É um erro e a missão do Espiritismo é, precisamente, a de nos esclarecer sobre esse futuro, em nos fazer, até um certo ponto, tocá-lo com o dedo e com o olhar, não mais pelo raciocínio, porém pelos fatos. Graças às comunicações espíritas, não se trata mais de uma presunção, uma probabilidade que cada um descreve à sua vontade; que os poetas embelezam com suas ficções ou enchem com imagens alegóricas que nos enganam. É a realidade que nos aparece, pois são os próprios seres de além-túmulo que vêm nos descrever sua situação, dizer-nos o que fazem, que nos permitem assistir, por assim dizer, a todas as peripécias de sua nova vida e, por esse meio, mostram-nos a sorte inevitável que nos está reservada, conforme os nossos méritos e nossos deméritos.

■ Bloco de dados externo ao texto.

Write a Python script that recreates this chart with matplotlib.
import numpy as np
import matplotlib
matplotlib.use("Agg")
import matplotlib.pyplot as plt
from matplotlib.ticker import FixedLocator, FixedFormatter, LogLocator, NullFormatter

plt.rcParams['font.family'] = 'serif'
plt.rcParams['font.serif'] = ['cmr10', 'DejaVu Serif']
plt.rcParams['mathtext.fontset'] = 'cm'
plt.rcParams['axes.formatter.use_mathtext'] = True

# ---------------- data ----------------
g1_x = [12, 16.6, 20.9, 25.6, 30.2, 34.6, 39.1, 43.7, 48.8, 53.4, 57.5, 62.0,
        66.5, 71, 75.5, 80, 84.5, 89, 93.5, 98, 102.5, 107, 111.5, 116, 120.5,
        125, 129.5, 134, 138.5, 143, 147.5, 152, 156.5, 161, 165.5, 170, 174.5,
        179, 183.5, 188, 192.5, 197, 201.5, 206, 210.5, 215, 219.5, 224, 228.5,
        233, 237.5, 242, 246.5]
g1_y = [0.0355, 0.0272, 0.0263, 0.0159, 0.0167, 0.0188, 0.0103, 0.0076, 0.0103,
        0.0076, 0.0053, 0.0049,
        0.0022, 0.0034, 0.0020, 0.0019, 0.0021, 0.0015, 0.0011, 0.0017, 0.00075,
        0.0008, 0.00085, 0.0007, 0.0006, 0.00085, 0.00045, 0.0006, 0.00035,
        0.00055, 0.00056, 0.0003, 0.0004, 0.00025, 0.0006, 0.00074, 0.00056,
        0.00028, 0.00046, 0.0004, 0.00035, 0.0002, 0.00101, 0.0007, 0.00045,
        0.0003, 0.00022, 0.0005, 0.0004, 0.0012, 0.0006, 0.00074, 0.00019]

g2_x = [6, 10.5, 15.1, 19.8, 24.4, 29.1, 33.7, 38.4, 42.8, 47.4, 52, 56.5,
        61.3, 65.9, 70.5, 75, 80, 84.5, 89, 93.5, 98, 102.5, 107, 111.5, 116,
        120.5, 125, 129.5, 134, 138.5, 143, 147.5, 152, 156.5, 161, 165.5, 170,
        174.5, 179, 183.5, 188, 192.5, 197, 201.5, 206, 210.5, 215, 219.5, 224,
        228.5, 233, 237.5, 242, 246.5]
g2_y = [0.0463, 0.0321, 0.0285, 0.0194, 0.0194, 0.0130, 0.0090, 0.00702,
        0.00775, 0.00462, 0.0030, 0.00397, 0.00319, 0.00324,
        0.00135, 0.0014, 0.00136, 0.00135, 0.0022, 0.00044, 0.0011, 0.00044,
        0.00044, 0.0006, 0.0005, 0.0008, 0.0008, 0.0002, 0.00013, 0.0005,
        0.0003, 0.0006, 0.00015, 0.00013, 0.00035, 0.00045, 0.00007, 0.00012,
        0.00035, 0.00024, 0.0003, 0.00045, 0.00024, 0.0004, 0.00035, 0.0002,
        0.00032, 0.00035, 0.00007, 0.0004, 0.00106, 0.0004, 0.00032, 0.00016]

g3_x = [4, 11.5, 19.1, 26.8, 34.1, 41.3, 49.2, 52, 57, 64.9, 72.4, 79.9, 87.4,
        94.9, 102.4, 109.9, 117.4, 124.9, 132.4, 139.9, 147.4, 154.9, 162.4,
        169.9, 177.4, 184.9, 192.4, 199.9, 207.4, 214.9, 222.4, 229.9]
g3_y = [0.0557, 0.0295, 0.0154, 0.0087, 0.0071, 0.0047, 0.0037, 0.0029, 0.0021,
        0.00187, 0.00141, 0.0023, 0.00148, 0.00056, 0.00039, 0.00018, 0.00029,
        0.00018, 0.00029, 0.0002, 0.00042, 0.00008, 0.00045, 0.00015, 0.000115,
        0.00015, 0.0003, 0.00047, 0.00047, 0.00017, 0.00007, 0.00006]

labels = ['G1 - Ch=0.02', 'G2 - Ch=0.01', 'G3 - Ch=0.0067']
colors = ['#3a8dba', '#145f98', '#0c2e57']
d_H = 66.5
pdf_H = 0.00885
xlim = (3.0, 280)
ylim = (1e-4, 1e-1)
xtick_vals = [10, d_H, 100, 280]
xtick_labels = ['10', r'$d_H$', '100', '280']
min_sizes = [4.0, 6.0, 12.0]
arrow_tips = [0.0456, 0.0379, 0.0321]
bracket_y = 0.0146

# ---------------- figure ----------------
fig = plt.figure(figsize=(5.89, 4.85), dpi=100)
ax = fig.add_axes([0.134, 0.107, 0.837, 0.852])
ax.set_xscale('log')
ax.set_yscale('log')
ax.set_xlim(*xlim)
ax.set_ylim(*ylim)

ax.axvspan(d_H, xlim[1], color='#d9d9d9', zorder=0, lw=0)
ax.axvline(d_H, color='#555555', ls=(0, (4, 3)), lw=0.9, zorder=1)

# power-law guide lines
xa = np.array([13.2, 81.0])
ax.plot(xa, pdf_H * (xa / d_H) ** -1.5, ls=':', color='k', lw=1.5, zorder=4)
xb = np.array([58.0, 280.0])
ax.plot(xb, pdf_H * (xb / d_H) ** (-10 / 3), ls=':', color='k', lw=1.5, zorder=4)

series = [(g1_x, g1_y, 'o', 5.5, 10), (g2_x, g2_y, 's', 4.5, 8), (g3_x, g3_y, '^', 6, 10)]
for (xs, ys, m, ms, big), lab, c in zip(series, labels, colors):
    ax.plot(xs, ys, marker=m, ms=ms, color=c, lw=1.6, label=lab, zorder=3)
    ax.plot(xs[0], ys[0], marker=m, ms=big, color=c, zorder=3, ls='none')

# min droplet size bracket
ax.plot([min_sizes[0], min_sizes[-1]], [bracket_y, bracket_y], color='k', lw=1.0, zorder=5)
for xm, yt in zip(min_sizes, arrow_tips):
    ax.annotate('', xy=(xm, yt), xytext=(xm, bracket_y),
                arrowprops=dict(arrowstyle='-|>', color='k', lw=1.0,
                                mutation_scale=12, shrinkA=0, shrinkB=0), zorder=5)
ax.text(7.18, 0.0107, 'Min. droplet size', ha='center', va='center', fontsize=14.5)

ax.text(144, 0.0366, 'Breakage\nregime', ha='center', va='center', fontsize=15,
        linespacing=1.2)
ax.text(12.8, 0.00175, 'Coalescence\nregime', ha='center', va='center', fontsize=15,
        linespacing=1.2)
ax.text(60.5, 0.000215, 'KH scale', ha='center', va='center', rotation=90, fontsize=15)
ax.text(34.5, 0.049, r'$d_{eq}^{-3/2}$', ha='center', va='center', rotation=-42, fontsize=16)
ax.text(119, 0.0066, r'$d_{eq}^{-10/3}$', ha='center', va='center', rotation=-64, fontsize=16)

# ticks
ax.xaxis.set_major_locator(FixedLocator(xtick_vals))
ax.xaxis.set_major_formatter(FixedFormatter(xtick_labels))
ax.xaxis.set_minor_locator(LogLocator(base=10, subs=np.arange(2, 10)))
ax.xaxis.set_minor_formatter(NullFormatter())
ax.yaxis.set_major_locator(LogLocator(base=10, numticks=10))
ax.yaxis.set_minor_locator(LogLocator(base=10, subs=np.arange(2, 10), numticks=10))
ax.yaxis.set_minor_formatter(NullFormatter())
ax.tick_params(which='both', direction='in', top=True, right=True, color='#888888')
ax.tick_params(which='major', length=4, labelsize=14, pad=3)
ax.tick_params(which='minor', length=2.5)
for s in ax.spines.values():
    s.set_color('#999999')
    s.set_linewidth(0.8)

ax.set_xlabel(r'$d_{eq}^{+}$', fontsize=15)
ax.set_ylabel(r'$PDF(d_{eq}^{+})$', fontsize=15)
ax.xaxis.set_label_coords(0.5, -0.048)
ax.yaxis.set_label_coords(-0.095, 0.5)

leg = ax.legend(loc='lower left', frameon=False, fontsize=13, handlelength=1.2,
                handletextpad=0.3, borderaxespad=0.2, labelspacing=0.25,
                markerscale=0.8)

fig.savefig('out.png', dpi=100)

Haverá nisto algo de antirreligioso? Muito ao contrário, visto que os incrédulos aí encontram a fé e os mornos uma renovação de fervor e de confiança. O Espiritismo é, portanto, o mais poderoso auxiliar da religião. Visto que, se aí está, é porque Deus o permite, e o permite, para reanimar nossas esperanças vacilantes e nos reconduzir ao caminho do bem, pela perspectiva do futuro.